• **TASK REQUIREMENTS**
Check every line of the entries below for the word "chart", and copy the ones that have it.

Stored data

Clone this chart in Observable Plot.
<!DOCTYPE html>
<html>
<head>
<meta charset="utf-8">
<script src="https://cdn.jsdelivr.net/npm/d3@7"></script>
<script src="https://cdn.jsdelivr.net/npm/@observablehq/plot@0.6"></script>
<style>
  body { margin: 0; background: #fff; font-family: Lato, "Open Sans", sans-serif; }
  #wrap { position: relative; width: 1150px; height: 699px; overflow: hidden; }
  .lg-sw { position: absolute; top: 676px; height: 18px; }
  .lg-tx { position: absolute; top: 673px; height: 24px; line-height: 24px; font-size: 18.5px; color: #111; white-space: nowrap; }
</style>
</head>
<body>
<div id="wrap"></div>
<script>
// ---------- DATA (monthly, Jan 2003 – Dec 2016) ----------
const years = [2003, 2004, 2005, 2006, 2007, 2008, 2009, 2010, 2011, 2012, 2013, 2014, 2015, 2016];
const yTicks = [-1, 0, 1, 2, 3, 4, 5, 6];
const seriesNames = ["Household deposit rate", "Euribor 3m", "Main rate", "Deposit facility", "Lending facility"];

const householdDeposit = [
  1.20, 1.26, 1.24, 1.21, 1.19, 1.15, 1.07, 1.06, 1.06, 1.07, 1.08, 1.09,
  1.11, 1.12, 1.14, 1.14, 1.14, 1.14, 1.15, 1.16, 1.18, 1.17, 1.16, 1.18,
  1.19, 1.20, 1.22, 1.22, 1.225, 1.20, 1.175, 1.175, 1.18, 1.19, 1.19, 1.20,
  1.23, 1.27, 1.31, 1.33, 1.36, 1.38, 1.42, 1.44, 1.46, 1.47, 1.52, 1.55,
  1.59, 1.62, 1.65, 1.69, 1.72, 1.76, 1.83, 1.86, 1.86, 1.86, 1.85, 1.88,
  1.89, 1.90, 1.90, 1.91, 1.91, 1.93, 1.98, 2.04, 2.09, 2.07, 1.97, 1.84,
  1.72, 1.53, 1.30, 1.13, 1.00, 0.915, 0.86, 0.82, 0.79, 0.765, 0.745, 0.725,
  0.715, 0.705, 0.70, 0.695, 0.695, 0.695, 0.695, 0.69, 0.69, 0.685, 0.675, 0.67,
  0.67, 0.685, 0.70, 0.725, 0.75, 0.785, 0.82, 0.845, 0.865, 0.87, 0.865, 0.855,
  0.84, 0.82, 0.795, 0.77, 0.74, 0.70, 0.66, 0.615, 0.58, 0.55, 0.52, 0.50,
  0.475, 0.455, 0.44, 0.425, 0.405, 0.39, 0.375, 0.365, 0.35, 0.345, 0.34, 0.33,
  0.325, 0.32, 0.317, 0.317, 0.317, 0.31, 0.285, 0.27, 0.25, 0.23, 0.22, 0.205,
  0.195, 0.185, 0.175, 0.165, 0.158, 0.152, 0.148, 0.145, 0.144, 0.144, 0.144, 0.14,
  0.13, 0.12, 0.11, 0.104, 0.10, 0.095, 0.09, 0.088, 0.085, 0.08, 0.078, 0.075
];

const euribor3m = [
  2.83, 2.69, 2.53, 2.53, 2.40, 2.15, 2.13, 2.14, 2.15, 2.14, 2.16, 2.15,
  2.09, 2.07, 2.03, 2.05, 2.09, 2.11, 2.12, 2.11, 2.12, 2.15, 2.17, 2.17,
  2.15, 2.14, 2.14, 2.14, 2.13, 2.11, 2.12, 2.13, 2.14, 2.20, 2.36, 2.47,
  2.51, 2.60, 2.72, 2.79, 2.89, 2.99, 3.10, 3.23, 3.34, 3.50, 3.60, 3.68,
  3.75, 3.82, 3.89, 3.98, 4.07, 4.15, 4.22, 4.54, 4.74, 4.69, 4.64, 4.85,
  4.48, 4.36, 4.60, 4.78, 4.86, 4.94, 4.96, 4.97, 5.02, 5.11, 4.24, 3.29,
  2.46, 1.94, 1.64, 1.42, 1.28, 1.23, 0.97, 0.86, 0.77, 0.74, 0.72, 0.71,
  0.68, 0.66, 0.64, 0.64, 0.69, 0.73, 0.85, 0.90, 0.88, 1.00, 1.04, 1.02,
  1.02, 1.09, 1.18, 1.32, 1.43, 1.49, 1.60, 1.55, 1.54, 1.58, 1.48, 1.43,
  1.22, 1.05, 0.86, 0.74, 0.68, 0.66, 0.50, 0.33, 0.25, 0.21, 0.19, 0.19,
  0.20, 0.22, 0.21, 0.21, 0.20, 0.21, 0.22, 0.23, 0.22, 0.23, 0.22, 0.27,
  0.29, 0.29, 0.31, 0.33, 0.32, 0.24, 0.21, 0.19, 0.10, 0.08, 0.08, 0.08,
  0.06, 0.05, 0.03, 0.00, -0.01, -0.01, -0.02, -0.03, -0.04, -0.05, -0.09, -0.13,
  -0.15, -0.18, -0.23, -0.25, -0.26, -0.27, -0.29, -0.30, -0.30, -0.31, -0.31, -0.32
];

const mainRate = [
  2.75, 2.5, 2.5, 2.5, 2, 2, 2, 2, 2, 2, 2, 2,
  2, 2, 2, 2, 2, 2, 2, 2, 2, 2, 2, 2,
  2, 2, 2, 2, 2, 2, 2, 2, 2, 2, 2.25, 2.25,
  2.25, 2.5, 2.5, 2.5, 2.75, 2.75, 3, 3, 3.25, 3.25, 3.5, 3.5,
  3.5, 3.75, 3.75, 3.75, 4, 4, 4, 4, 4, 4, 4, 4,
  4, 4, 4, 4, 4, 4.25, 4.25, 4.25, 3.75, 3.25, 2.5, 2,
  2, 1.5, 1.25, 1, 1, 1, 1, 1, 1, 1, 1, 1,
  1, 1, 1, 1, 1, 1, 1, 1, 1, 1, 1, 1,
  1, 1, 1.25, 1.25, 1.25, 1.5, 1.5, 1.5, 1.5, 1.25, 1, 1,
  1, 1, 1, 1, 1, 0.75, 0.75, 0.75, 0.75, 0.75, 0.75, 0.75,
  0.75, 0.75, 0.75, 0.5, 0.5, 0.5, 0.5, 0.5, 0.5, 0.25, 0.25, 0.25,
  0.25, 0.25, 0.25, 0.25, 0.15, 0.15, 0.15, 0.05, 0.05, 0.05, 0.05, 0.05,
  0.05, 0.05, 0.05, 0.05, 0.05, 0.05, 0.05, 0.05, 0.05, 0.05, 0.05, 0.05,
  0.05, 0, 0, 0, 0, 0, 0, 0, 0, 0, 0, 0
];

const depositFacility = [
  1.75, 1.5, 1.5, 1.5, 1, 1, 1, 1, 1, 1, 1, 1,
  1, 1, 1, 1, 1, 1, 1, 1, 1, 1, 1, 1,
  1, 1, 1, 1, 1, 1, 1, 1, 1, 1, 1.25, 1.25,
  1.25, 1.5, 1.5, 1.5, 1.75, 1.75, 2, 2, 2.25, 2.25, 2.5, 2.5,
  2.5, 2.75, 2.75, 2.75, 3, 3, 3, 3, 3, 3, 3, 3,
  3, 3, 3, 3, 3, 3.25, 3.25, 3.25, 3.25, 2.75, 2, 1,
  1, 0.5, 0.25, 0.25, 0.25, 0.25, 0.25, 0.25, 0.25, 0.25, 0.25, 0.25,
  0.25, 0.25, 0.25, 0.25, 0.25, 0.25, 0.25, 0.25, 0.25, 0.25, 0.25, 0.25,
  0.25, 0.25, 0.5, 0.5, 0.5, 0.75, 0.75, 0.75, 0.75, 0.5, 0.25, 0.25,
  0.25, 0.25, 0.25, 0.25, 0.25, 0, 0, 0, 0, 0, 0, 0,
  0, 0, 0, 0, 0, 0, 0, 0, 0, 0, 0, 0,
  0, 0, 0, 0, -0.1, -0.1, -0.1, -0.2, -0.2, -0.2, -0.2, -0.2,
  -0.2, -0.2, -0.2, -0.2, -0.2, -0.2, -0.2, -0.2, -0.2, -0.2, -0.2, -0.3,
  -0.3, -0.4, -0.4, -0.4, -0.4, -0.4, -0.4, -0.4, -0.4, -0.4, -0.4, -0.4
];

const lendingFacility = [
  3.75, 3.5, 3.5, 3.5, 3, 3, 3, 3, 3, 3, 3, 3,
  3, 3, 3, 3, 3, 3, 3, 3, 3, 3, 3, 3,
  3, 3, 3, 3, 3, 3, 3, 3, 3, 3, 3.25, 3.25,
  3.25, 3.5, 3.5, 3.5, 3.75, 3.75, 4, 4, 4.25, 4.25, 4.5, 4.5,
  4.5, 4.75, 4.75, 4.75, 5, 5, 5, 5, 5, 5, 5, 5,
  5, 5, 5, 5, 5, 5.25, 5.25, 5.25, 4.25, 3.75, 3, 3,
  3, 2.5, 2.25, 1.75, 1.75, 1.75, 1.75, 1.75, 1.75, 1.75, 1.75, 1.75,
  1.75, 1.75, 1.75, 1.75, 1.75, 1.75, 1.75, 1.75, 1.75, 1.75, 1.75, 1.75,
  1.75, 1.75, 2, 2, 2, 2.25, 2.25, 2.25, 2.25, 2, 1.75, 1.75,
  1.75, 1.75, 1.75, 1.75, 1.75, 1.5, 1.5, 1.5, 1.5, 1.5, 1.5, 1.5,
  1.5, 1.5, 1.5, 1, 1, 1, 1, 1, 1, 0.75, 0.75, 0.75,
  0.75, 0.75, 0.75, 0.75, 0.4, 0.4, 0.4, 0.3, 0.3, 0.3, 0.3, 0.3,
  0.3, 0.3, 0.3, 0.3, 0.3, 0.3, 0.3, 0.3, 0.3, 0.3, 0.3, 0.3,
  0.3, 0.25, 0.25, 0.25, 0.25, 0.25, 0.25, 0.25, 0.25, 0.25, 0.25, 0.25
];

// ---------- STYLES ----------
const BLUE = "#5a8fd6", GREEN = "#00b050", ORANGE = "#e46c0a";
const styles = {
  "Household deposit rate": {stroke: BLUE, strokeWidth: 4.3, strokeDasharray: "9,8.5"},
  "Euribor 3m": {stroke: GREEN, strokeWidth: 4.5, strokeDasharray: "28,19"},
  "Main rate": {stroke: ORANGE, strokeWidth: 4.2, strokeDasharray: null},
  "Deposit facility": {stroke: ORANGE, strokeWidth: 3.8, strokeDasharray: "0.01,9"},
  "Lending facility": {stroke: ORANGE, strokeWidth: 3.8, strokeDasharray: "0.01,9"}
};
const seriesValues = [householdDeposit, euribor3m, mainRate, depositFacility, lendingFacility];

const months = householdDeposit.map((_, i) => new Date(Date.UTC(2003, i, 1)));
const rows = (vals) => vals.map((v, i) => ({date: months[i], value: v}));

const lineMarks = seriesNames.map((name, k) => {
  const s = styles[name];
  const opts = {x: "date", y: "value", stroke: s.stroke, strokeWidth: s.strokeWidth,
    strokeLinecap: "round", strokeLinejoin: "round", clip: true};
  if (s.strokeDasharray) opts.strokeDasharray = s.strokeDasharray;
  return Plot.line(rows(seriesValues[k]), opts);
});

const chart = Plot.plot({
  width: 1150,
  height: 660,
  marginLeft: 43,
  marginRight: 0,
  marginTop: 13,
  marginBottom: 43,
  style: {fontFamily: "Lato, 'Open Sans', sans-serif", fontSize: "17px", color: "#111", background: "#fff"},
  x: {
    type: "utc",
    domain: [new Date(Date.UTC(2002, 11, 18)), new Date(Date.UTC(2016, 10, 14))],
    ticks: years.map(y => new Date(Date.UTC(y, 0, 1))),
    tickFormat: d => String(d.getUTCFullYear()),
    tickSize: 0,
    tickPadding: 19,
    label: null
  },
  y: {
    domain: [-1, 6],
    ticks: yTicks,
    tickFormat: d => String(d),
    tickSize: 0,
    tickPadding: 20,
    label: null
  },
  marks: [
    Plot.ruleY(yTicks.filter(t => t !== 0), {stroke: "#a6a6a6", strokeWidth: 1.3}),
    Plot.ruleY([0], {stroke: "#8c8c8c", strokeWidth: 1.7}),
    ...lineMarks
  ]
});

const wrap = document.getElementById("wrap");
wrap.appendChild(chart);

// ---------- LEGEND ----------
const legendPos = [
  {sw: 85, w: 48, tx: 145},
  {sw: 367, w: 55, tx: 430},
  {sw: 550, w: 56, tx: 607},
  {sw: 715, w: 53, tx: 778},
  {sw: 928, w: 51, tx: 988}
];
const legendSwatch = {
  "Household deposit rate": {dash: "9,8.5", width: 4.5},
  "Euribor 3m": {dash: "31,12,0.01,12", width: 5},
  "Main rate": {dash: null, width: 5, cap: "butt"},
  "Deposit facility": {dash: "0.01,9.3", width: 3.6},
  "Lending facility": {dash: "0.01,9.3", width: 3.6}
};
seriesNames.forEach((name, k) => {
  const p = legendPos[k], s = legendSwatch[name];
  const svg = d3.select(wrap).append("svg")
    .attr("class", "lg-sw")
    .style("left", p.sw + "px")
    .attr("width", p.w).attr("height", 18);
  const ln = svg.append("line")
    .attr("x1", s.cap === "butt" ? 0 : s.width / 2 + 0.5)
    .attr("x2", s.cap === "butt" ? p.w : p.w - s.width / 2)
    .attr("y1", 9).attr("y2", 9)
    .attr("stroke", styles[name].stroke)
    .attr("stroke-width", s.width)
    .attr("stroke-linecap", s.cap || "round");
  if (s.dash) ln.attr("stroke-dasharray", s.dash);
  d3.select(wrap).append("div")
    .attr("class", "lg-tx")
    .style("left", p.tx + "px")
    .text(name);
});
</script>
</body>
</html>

==

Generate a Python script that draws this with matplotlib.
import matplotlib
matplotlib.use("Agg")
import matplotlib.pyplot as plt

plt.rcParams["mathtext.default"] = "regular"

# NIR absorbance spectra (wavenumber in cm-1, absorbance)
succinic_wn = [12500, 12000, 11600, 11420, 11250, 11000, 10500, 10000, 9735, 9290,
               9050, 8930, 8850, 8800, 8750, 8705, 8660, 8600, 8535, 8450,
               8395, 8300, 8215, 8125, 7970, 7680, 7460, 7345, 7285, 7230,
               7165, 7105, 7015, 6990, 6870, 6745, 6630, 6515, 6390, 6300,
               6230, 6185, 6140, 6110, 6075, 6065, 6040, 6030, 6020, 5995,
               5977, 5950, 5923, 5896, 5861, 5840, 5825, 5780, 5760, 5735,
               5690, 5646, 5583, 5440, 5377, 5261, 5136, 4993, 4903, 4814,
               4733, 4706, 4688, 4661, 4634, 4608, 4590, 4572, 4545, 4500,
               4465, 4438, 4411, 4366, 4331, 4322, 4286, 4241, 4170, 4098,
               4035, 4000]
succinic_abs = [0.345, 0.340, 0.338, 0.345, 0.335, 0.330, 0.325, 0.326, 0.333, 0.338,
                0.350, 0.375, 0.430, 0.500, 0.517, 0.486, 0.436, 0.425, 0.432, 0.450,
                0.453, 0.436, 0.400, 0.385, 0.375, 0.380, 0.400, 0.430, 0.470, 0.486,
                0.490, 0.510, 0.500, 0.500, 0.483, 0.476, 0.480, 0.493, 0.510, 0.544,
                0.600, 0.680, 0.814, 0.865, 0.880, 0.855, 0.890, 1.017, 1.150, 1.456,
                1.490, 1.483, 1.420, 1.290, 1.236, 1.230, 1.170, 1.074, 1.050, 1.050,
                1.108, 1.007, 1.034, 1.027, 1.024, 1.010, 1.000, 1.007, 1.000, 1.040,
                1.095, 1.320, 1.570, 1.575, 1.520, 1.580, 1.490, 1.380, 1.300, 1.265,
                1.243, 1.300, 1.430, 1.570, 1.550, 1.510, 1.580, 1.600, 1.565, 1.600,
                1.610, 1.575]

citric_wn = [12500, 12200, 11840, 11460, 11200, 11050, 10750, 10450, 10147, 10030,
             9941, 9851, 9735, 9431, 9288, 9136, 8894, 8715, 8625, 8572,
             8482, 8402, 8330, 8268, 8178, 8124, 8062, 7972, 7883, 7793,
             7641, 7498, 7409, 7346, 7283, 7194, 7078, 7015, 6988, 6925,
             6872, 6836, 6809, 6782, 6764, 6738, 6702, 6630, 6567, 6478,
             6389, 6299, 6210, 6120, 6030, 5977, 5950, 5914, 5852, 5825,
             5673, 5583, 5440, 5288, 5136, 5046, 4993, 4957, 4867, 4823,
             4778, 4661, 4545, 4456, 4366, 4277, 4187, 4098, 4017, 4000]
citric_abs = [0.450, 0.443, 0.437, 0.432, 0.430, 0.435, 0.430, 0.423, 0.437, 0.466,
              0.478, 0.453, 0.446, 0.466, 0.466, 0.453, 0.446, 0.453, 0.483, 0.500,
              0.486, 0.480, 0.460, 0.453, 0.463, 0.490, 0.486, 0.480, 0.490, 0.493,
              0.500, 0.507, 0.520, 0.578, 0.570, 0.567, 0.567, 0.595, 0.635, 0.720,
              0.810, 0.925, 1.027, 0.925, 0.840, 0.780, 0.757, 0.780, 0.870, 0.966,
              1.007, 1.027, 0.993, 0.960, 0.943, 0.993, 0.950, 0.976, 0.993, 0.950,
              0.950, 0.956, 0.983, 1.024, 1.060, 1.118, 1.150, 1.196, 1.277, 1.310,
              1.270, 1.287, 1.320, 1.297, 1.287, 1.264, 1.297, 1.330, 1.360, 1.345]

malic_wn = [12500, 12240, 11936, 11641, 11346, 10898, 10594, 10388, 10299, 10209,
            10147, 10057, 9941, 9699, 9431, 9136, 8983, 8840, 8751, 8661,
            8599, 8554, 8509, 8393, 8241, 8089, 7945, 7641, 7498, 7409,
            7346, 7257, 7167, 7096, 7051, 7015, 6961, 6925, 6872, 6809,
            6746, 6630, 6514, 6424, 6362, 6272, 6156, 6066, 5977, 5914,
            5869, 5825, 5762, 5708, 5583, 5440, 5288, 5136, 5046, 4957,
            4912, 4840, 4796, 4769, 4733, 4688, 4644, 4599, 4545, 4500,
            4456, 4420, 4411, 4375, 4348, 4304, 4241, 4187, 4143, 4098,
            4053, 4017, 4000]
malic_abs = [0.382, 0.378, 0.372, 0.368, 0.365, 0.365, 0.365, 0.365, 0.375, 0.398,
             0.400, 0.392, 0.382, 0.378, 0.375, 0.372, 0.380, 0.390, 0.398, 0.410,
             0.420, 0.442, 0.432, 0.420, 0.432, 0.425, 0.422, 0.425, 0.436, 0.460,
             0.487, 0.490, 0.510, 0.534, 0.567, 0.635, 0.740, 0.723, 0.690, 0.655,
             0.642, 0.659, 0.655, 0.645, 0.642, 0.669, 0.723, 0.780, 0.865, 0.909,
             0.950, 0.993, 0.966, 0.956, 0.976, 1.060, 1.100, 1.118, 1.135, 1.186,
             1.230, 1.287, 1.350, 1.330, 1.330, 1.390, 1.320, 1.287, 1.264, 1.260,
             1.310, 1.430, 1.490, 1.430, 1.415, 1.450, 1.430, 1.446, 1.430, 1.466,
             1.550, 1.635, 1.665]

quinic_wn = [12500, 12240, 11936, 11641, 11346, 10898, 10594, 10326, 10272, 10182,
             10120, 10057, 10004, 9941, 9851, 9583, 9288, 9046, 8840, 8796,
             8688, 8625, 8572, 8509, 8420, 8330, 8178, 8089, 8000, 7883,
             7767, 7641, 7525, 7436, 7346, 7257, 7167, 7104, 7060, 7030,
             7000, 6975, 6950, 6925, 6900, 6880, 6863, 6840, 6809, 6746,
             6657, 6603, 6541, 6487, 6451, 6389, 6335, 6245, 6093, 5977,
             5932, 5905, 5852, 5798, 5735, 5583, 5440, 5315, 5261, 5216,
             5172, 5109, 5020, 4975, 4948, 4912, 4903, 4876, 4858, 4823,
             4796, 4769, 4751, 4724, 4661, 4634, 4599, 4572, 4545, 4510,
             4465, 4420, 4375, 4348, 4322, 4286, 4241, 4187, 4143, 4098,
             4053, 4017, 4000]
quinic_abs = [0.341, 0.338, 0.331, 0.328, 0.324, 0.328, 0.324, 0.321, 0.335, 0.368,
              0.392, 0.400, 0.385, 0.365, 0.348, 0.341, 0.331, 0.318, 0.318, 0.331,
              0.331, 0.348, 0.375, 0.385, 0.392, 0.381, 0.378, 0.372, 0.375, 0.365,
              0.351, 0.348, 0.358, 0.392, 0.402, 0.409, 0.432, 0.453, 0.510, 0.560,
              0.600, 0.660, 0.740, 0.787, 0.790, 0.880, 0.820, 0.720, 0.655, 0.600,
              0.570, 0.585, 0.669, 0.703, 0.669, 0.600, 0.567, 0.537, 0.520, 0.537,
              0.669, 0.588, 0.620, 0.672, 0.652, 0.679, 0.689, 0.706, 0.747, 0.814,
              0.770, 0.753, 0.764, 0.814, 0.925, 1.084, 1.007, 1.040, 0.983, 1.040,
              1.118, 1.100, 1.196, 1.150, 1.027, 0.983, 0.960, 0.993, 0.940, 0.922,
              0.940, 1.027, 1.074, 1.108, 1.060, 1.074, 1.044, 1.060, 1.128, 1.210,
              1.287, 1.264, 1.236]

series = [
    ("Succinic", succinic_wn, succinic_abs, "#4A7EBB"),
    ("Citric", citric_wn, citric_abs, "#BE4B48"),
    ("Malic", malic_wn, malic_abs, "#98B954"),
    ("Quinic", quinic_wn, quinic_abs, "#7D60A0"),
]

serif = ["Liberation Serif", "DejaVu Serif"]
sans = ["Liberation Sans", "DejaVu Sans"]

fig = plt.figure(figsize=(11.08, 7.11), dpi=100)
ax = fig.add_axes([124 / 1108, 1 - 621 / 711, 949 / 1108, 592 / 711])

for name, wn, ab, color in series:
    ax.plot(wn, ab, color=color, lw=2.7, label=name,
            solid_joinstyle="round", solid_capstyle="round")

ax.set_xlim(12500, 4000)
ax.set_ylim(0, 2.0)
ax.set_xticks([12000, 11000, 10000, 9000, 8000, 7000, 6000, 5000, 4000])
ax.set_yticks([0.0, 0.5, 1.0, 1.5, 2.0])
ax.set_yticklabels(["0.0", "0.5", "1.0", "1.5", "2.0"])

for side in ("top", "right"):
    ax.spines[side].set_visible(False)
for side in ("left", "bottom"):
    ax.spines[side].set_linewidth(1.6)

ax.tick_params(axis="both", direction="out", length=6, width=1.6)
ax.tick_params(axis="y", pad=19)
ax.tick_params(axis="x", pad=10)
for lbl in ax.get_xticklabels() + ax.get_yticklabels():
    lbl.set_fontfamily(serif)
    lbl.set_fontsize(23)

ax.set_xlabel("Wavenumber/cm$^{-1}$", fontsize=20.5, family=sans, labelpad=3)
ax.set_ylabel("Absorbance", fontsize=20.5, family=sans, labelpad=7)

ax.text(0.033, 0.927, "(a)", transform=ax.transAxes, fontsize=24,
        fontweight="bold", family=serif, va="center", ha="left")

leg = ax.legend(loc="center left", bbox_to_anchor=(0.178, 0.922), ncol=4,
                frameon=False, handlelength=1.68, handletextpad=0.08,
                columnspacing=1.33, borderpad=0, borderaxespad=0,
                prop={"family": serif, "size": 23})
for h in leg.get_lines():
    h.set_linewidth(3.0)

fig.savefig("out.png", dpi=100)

• **FULL SOLUTION**
Clone this chart in Observable Plot.
const chart = Plot.plot({
wrap.appendChild(chart);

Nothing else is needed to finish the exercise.